To facilitate his pursuit of such narrow interests, Obama
has been pressuring
India
to come on board. And to rationalize the planned Faustian bargain with the
Taliban, the White House has drawn
a specious distinction between Al Qaeda and the Taliban and sought to discriminate
between “moderate” Taliban and those that rebuff deal-making. So,
McChrystal classifies the
thuggish Gulbuddin Hekmatyar as a moderate because he is “most likely to cut a
deal.”

The Afghan Taliban
leadership — with an elaborate command-and-control structure oiled by
petrodollars from Arab sheikhdoms and proceeds from opium trade — operates from
the comfort of sanctuaries in
Pakistan.
Fathered by
Pakistan’s
Inter-Services Intelligence and midwifed by the U.S. Central Intelligence
Agency in 1994, the Taliban rapidly emerged as a Frankenstein’s monster. Yet
President Bill Clinton’s administration acquiesced in the Taliban’s ascension
to power in
Kabul
in 1996 and turned a blind eye as that militia, in league with the ISI,
fostered narcoterrorism and swelled the ranks of the Afghan war alumni waging
transnational terrorism.

With 9/11,
however, the chickens came home to roost. In declaring war on the Taliban in
October 2001,
U.S.
policy came full circle. Now, desperate to save a faltering military campaign,
U.S. policy is coming another full circle as Washington advertises its readiness to strike a deal with
the
Quetta shura.

India,
which is on the front lines of the global fight against international
terrorism, is likely to bear the brunt of the blowback of Obama’s Afpak
strategy, just as it came under terrorist siege as a consequence of the
Reagan-era U.S. policies in that belt.
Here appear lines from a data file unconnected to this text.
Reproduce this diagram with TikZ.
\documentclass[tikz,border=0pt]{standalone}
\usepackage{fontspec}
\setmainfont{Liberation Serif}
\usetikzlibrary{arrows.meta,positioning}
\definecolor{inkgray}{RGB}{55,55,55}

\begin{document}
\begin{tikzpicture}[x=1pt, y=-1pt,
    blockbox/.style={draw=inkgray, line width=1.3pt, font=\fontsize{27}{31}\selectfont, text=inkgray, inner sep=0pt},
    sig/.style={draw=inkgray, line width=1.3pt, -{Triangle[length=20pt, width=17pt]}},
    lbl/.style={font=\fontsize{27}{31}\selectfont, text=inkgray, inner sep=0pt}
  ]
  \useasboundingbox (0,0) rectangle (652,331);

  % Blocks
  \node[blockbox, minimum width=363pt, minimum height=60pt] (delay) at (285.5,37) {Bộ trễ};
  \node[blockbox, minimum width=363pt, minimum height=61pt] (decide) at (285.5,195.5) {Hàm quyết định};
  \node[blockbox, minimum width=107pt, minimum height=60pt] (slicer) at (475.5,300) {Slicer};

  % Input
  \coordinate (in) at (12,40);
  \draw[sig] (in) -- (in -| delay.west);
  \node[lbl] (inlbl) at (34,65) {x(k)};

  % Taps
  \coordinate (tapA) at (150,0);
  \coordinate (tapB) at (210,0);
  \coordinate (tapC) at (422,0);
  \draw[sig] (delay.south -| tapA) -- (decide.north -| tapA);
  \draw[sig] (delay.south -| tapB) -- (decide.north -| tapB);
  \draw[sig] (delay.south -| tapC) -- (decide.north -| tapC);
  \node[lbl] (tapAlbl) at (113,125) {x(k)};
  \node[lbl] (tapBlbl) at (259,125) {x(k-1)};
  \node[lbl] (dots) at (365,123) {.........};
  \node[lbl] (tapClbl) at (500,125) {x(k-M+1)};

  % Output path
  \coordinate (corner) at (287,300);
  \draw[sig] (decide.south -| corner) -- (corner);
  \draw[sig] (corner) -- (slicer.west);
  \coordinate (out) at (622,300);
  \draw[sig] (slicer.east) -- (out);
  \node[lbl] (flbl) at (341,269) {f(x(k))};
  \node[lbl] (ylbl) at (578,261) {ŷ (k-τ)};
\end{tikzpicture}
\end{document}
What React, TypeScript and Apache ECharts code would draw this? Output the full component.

A Talibanized Pakistan with a Taliban
government
in Afghanistan would encourage every violent
Islamic group that can inflict mass casualties on civilians in
India.

The U.S., separated
by a cushion of thousands of miles, thinks it can get away by playing dangerous
games in the Afpak belt. But as a friend,
India
should be openly advising the
U.S.
against seeking to
unwittingly repeat the very mistakes of past American
policy that have come to haunt Western and Indian security.
That’s what friends are for.
To toe
the U.S.
line on Afpak
deferentially
is to become an accessory in the current lurch toward disaster.

Brahma Chellaney is professor of strategic
studies at the Centre for Policy Research.